CHALLENGE: Take the lines beginning with the one that contains "Clone this chart" and ending with the one that contains "const panelLabel = '(b)';", and set them down exactly. Omit all pictures.

======== MATERIALS PROVIDED

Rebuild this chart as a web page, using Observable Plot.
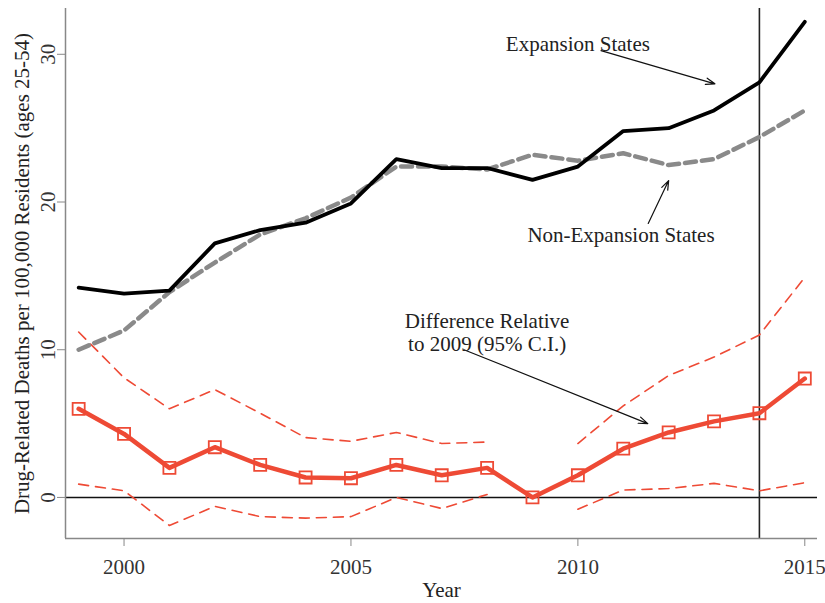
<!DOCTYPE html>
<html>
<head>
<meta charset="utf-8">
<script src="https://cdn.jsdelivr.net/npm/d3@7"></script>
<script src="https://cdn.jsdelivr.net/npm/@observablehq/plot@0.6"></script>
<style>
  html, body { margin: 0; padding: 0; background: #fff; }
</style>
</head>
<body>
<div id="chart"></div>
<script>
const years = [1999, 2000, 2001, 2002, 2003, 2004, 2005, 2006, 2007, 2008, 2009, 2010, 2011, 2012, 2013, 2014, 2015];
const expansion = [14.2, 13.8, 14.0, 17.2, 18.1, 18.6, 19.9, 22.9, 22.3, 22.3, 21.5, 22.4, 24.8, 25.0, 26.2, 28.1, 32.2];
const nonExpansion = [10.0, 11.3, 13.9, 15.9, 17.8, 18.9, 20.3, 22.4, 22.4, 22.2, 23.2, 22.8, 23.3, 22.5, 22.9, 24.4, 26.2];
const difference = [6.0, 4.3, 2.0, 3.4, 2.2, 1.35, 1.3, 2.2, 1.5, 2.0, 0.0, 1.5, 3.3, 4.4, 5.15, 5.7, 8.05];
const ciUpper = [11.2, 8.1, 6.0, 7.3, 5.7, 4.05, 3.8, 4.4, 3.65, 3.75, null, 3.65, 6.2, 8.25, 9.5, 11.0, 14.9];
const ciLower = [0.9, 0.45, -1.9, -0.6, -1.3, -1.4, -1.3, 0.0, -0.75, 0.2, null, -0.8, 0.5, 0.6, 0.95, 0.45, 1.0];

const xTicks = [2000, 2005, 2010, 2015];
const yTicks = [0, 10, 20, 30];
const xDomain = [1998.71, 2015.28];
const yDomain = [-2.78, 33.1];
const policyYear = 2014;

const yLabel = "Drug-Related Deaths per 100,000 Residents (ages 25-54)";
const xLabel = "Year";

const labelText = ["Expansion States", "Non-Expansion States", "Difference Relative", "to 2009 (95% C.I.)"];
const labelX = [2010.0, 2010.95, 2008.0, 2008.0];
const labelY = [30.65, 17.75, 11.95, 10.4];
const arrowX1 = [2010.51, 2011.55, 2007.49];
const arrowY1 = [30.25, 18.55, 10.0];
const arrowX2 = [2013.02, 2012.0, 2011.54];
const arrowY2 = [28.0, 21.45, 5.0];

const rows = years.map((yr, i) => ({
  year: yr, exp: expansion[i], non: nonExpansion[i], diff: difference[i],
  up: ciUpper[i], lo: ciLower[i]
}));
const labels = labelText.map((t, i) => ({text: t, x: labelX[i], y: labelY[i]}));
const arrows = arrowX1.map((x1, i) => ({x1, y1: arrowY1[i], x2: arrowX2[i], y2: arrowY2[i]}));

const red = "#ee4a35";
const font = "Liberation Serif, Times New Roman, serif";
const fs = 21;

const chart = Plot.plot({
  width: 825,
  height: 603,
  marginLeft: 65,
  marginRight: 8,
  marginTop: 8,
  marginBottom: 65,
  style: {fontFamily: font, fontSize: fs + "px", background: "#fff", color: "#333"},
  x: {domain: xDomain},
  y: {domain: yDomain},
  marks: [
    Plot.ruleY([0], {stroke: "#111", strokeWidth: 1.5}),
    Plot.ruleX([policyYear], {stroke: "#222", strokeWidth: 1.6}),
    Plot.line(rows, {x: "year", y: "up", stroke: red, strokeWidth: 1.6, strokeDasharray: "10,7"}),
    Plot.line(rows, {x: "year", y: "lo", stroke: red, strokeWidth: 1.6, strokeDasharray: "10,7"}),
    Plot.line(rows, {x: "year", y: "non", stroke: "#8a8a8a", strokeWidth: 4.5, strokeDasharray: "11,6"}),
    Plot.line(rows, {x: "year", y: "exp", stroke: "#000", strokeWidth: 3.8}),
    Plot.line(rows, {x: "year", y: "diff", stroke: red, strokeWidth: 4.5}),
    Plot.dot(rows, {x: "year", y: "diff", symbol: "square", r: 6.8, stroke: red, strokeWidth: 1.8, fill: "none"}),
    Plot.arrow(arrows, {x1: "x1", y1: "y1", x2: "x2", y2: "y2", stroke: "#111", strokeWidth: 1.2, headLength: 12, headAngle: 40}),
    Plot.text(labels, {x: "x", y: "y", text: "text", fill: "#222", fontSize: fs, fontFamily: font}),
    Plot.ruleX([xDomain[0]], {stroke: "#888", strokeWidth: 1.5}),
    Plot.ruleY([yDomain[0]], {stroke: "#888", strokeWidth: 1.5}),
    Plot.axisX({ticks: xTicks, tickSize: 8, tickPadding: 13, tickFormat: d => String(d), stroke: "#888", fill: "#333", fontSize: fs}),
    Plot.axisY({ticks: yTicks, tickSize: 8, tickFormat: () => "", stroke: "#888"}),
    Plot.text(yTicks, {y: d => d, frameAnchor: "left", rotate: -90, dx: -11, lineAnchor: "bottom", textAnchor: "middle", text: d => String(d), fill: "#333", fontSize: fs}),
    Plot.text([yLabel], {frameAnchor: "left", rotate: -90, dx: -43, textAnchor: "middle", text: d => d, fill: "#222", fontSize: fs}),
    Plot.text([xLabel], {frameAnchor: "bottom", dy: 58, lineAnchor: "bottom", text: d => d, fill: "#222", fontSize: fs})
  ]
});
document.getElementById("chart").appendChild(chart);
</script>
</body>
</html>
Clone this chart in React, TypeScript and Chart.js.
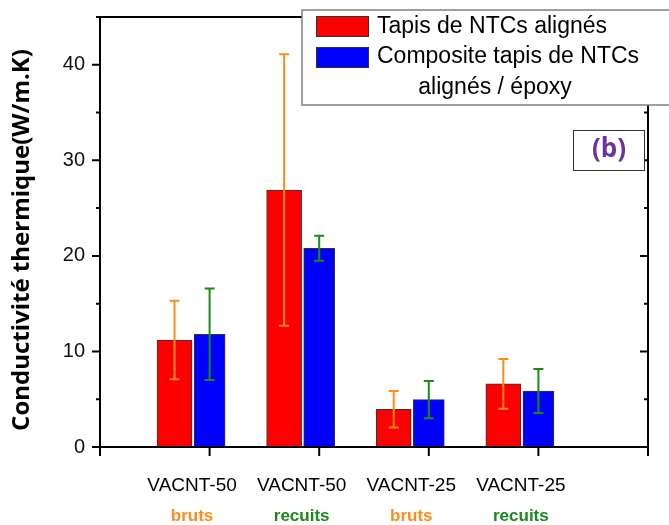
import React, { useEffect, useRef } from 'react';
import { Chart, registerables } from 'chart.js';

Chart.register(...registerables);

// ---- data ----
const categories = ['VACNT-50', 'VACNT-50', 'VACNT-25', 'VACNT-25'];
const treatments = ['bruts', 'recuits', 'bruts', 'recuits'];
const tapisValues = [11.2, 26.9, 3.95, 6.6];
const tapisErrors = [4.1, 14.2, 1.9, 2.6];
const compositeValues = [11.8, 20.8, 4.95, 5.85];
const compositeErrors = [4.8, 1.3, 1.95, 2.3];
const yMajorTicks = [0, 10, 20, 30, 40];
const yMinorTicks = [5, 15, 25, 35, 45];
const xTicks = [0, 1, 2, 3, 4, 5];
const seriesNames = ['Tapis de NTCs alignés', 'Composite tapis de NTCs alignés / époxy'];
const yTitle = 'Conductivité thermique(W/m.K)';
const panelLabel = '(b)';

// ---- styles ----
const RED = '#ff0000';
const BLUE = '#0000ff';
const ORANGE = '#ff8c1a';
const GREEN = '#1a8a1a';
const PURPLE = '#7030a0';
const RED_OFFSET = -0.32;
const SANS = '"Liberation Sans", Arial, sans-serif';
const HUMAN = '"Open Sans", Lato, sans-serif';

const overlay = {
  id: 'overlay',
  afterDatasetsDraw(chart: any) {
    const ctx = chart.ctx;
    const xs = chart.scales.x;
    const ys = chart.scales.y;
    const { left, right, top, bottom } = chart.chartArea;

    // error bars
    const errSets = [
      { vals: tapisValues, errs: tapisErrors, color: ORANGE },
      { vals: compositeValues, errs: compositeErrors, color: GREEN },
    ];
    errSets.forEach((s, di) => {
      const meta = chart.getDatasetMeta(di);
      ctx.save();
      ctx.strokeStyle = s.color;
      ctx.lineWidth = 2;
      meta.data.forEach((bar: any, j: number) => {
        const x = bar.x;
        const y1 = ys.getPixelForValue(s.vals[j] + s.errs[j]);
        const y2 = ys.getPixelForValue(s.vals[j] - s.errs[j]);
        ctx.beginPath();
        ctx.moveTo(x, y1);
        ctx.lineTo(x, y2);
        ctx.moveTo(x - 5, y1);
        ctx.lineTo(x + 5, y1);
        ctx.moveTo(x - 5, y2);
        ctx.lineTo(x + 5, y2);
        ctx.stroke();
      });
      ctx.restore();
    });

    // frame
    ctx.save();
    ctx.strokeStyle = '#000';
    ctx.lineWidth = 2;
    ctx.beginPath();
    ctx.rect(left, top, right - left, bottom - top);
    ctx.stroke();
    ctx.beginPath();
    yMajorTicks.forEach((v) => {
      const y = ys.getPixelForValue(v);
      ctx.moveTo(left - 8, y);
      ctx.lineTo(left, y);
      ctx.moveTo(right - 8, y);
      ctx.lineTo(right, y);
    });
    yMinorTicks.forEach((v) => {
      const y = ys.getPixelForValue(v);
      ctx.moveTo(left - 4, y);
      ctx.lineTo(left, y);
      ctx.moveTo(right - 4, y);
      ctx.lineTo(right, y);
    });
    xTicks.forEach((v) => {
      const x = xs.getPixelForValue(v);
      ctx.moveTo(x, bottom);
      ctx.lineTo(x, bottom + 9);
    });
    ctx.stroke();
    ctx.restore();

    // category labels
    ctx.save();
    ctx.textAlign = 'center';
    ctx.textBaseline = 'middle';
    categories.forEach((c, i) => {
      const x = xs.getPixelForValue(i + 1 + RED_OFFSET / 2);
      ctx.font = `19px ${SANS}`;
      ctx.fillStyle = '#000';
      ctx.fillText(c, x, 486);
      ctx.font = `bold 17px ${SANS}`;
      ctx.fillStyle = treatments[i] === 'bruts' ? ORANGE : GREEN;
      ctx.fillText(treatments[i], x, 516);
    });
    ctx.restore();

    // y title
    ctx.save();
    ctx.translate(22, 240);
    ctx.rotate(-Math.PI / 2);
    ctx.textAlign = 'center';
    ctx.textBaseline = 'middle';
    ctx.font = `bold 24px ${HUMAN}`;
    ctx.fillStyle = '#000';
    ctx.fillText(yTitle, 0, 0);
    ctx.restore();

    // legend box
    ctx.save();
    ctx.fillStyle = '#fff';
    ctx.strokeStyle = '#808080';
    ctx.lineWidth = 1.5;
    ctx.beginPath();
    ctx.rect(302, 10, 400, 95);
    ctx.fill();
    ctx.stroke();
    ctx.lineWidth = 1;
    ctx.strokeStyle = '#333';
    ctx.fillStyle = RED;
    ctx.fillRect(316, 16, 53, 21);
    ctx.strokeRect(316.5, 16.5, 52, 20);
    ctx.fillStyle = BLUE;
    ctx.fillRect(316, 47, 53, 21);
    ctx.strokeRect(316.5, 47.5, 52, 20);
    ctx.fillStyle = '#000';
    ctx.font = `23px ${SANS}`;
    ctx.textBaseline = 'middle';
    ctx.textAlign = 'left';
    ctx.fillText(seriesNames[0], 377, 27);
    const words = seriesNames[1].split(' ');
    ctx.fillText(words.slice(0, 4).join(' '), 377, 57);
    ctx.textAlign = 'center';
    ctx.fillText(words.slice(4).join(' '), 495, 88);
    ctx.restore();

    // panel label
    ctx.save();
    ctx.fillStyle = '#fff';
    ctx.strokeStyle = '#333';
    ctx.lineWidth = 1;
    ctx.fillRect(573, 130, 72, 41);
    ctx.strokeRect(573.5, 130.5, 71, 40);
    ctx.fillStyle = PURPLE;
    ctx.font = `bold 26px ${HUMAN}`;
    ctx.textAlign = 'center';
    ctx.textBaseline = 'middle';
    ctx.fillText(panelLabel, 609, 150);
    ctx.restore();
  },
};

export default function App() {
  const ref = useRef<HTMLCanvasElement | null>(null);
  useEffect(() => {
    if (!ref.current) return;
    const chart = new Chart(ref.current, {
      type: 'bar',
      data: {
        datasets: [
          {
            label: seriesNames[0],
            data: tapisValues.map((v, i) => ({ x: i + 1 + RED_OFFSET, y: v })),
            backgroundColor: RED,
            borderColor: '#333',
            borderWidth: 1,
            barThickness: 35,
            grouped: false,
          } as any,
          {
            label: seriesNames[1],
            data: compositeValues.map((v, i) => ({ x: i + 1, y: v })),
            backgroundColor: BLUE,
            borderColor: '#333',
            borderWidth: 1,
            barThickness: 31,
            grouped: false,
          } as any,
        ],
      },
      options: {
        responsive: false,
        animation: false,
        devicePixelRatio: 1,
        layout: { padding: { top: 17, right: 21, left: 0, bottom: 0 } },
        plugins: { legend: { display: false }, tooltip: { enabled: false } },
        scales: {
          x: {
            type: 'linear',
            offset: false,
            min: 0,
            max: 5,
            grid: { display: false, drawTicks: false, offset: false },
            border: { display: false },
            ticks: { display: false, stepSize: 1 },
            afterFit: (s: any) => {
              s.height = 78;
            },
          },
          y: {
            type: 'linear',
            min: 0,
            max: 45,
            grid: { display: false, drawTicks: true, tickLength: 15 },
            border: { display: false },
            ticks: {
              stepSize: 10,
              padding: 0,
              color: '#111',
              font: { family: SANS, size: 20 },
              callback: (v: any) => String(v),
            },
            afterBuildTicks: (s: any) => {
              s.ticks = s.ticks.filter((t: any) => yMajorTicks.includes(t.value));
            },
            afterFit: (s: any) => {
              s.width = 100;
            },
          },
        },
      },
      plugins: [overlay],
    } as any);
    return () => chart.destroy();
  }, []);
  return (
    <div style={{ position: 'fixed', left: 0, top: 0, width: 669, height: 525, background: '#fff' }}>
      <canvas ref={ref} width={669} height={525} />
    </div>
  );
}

================

EXERCISE SOLUTION:
Clone this chart in React, TypeScript and Chart.js.
import React, { useEffect, useRef } from 'react';
import { Chart, registerables } from 'chart.js';

Chart.register(...registerables);

// ---- data ----
const categories = ['VACNT-50', 'VACNT-50', 'VACNT-25', 'VACNT-25'];
const treatments = ['bruts', 'recuits', 'bruts', 'recuits'];
const tapisValues = [11.2, 26.9, 3.95, 6.6];
const tapisErrors = [4.1, 14.2, 1.9, 2.6];
const compositeValues = [11.8, 20.8, 4.95, 5.85];
const compositeErrors = [4.8, 1.3, 1.95, 2.3];
const yMajorTicks = [0, 10, 20, 30, 40];
const yMinorTicks = [5, 15, 25, 35, 45];
const xTicks = [0, 1, 2, 3, 4, 5];
const seriesNames = ['Tapis de NTCs alignés', 'Composite tapis de NTCs alignés / époxy'];
const yTitle = 'Conductivité thermique(W/m.K)';
const panelLabel = '(b)';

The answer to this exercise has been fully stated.